For $x\in[-\pi,\pi]$, $F(x)=\left\{ \begin{array}{cl} -1 & \text{for}~-\pi\leq x\leq 0\\ 1 & \text{for}~0\leq x\leq \pi \end{array}\right..$
To what value does the Fourier series converge at the point $x=\pi$?
I have found the fourier series as show below and I think it converges to 0 on the conditions give but I'm not entirely sure.
$f(-x)=-f(x)$ so we have and odd function and expect $a_n=0$.
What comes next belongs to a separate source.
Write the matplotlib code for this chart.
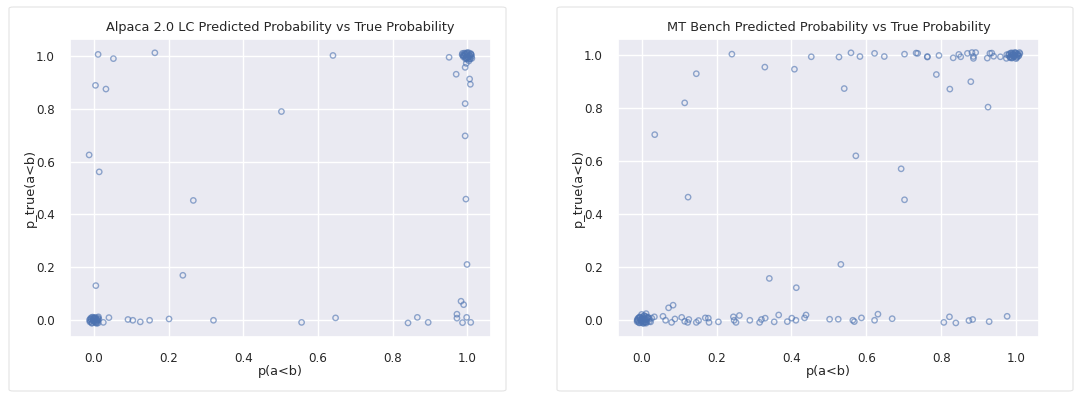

\begin{align} b_n &= \frac1\pi \left[\int^\pi_{-\pi}f(x)\sin(nx)dx\right] \\ &= \frac1\pi \left[\int^0_{-\pi}-\sin(nx)dx\right] + \frac1\pi \left[\int^\pi_0\sin(nx)dx\right] \\ &= -\frac1\pi \left[-\frac{\cos(nx)}{n}\right]^0_\pi + \frac1\pi \left[-\frac{\cos(nx)}{n}\right]^\pi_0 \\ &= \frac{1-(-1)^n}{n\pi} - \frac{(-1)^n-1}{n\pi} \\ &= \frac{1-(-1)^n}{2n\pi}. \end{align}
$b_{2m}=0,\quad b_{2m+1}=\frac{4}{(2m+1)\pi}$
\begin{align} f(x) &=\frac4\pi\left(\sin x+\frac{1}{3}\sin(3x)+\frac{1}{5}\sin(5x)+\cdots\right)\\ &=\frac4\pi \sum^{\infty}_{m=0} \frac{1}{2m+1}\sin((2m+1)x) \end{align}